Provision for money owed weighs on Drake & Scull International first quarter
Contractor Drake & Scull International (DSI) posted a loss of Dh722.5 million in the first quarter as it made provisions against contract sums owed from customers.
The company wrote down Dh572m in amounts due from customers on contract balances. It also declared a 23 per cent decline in year-on-year revenue during the period to Dh796m.
The loss declared for the quarter “looks like a back-calculation” said Nishit Lakhotia, the head of research at Bahrain-based Securities & Investment Company, allowing it to meet its latest capital restructuring plan.
The company had initially planned to cut the amount of shares it has in circulation by half, which was equal to about 115 per cent of its accumulated losses of about Dh992m by the end of 2016. The deal also involved Tabarak Investment injecting Dh500m of equity into the company, allowing it to buy 1.16bn shares at a discounted price of 43 fils per share, giving it a majority stake.
However, this proposal was rejected initially by the regulator, the Securities and Commodities Authority, which forbade DSI from cancelling shares above the value of its accumulated losses.
Moreover, at its annual general meeting held this month, shareholders also voted down the plan to let Tabarak Investment subscribe at a discount.
A rejigged structure involves Tabarak Investment instead buying Dh500m worth of shares at par value following a much greater reduction in the company’s share base – it is proposed that more than 1.7 billion shares are cancelled, leaving 580 million in circulation before Tabarak’s investment (giving it a 47 per cent stake).
The Dh722m loss for the first quarter brings the firm’s accumulated losses to more than Dh1.71 billion – exactly the level of losses required to cancel 75 per cent of its shares.
“The regulator will only allow you to only reduce your capital up to your accumulated losses. So they have added another Dh722m to their losses so they can reduce shares by 75 per cent and totally wipe out their accumulated loss before they get the new strategic investor into the company,” Mr Lakhotia explained.

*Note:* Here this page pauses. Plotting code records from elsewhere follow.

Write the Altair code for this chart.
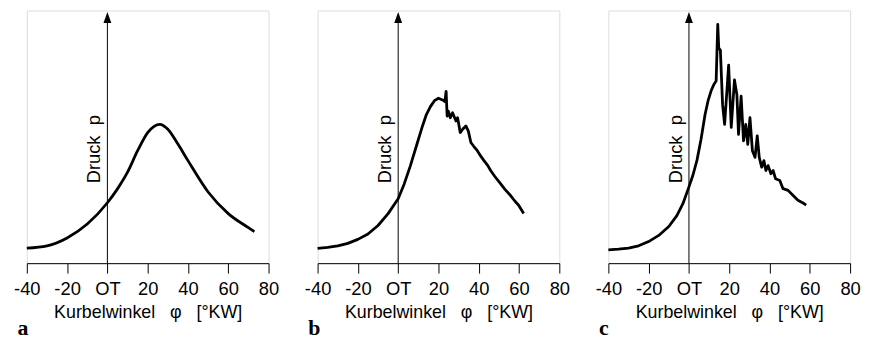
import altair as alt
import pandas as pd

# ---- data (crank angle in °KW, pressure in relative units) ----
TICKS = [-40, -20, 0, 20, 40, 60, 80]

a_phi = [-40, -30, -20, -10, 0, 5, 10, 15, 20, 26, 30, 35, 40, 50, 60, 70, 73]
a_p = [15.2, 17.5, 25.5, 39.5, 61, 75, 91.8, 113.5, 131.8, 140.2, 135.2, 120.2, 103.5, 71.8, 50, 35.8, 31.8]

b_phi = [-40, -35, -30, -25, -20, -15, -10, -5, 0, 3, 6, 9, 12, 14, 16, 18, 20, 22.3, 23.2,
         23.8, 24.3, 24.9, 25.9, 27.0, 28.7, 29.5, 30.8, 32.0, 33.6, 34.8, 36.1, 37.5, 39.3,
         41.0, 42.6, 44.5, 45.9, 48.0, 50.8, 53.0, 55.7, 58.0, 59.8, 62.3]
b_p = [15, 16, 17.5, 20, 24, 29.5, 38, 50, 65, 80, 98, 118, 138, 150, 158, 164, 166.5, 164.5, 163,
       173.5, 148.5, 153.5, 146.8, 151.8, 143.5, 146.8, 131.8, 135.2, 138.5, 133.5, 121.8, 118, 113.5,
       108, 103.5, 98.5, 93.5, 87.5, 80.2, 74.5, 68.5, 62.5, 58.5, 50.2]

c_phi = [-40, -35, -30, -25, -20, -15, -10, -6, -3, 0, 2, 4, 6, 8, 9.5, 11, 12.3, 13.5, 14.3,
         14.8, 15.6, 16.7, 17.7, 18.5, 19.7, 21.0, 22.6, 23.8, 24.6, 25.9, 27.1, 28.2, 29.2,
         30.3, 31.5, 32.8, 33.9, 34.9, 36.1, 37.2, 38.2, 39.3, 40.7, 41.8, 43.0, 45.1, 46.7,
         49.2, 51.6, 54.1, 56.6, 58.2]
c_p = [13.5, 14.2, 15.2, 17.5, 21.8, 28, 37, 48, 60, 77, 89, 104, 125, 150, 164, 174, 180, 184, 241,
       217, 215, 160, 140, 163.5, 200, 137, 185, 170, 130, 168.5, 123.5, 140, 120,
       146.8, 113.5, 106.8, 128.5, 106.8, 96.8, 103.5, 93.5, 98.5, 90.2, 93.5, 85.2, 83.5, 75.2,
       73.5, 68.5, 63.5, 60.8, 58.5]

AXIS_LINE = [0, 244]      # vertical pressure axis (from the crank-angle axis up)
ARROW_P = [248]           # arrow head centre
LABEL_P = [115]           # centre of the "Druck p" label

FONT = "Liberation Sans"
X_TITLE = "Kurbelwinkel\u00a0\u00a0\u00a0\u03c6\u00a0\u00a0\u00a0[\u00b0KW]"
Y_LABEL = "Druck\u00a0\u00a0p"

xscale = alt.Scale(domain=[-40, 80], nice=False, zero=False)
yscale = alt.Scale(domain=[0, 255], nice=False, zero=False)
xaxis = alt.Axis(
    values=TICKS,
    labelExpr="datum.value == 0 ? 'OT' : '' + datum.value",
    title=X_TITLE,
    labelFont=FONT, labelFontSize=18.5, labelColor="black",
    titleFont=FONT, titleFontSize=18, titleFontWeight="normal", titleColor="black",
    domainColor="black", domainWidth=1, tickColor="black", tickSize=10, tickWidth=1,
    labelPadding=7, titlePadding=5, grid=False, labelOverlap=False, labelFlush=False,
)


def panel(phi, p, letter, interp):
    X = lambda f: alt.X(f, type="quantitative", scale=xscale, axis=xaxis)
    Y = lambda f: alt.Y(f, type="quantitative", scale=yscale, axis=None)
    curve = alt.Chart(pd.DataFrame({"phi": phi, "p": p})).mark_line(
        color="black", strokeWidth=2.8, interpolate=interp, strokeJoin="round"
    ).encode(x=X("phi"), y=Y("p"))
    rule = alt.Chart(pd.DataFrame({"phi": [0], "p": [AXIS_LINE[0]], "p2": [AXIS_LINE[1]]})).mark_rule(
        color="black", strokeWidth=1
    ).encode(x=X("phi"), y=Y("p"), y2="p2")
    head = alt.Chart(pd.DataFrame({"phi": [0], "p": ARROW_P})).mark_point(
        shape="M0,-1L0.72,1L-0.72,1Z", filled=True, color="black", size=121, opacity=1
    ).encode(x=X("phi"), y=Y("p"))
    lab = alt.Chart(pd.DataFrame({"phi": [0], "p": LABEL_P, "t": [Y_LABEL]})).mark_text(
        angle=270, align="center", baseline="alphabetic", dy=-7, font=FONT, fontSize=18.5, color="black"
    ).encode(x=X("phi"), y=Y("p"), text="t:N")
    return alt.layer(curve, rule, head, lab).properties(
        width=244, height=255,
        title=alt.TitleParams(text=letter, orient="bottom", anchor="start", font="Liberation Serif",
                              fontSize=22, fontWeight="bold", color="black", offset=-3, dx=4),
    )


chart = alt.hconcat(
    panel(a_phi, a_p, "a", "monotone"),
    panel(b_phi, b_p, "b", "linear"),
    panel(c_phi, c_p, "c", "linear"),
    spacing=49.5, bounds="flush",
).properties(
    padding={"left": 5, "top": 0, "right": 0, "bottom": 0}
).configure_view(stroke=None).configure(background="white")

chart.save("out.html", embed_options={"renderer": "svg", "actions": False})
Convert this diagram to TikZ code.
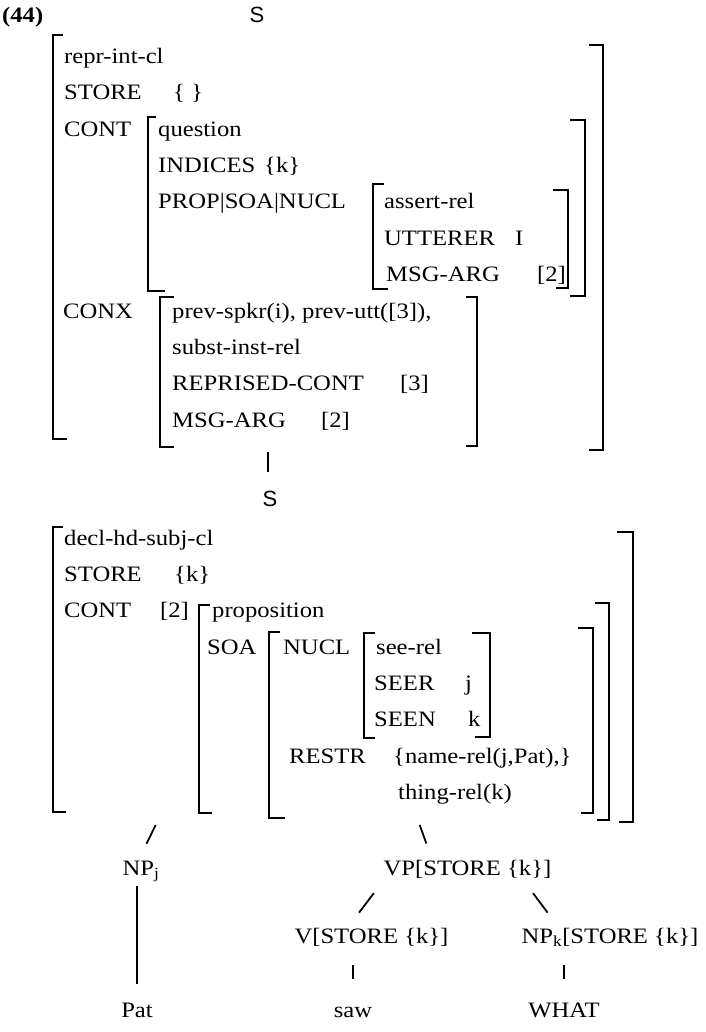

“There is a regular net loss of about Dh140m that they would have made without this extraordinary provision.”
DSI was unavailable for comment yesterday, but in a statement accompanying its first quarter trading figures the company’s chief executive, Wael Allan, said the firm was “confident that the completion of the capital restructuring programme will enable us to stabilise the business and help to resolve our financial challenges”.
“We are undertaking several strategic measures to improve our operations, control costs and eliminate inefficiencies affecting our business across all operating segments,” he said.
Although the recapitalisation would be dilutive for shareholders, it may be necessary.
The first quarter accounts for DSI were accompanied with a note from auditors PwC, which stated that its current liabilities exceed its assets by Dh856m and that it has a negative cash balance of Dh278m, indicating a “material uncertainty exists that may cast significant doubt on the group’s ability to continue as a going concern”.
Mr Lakhotia said the Dh500m of new money from Tabarak “is positive but is not that significant” in terms of DSI’s turnaround.
“What is going to change the fortunes of the company is its ability to recover the amounts that is due to it.”
The company is owed as much as Dh2bn by Saudi Aramco for work at the King Abdullah Petroleum Studies and Research Centre, which it completed in 2012, Mr Allan had told The National last month.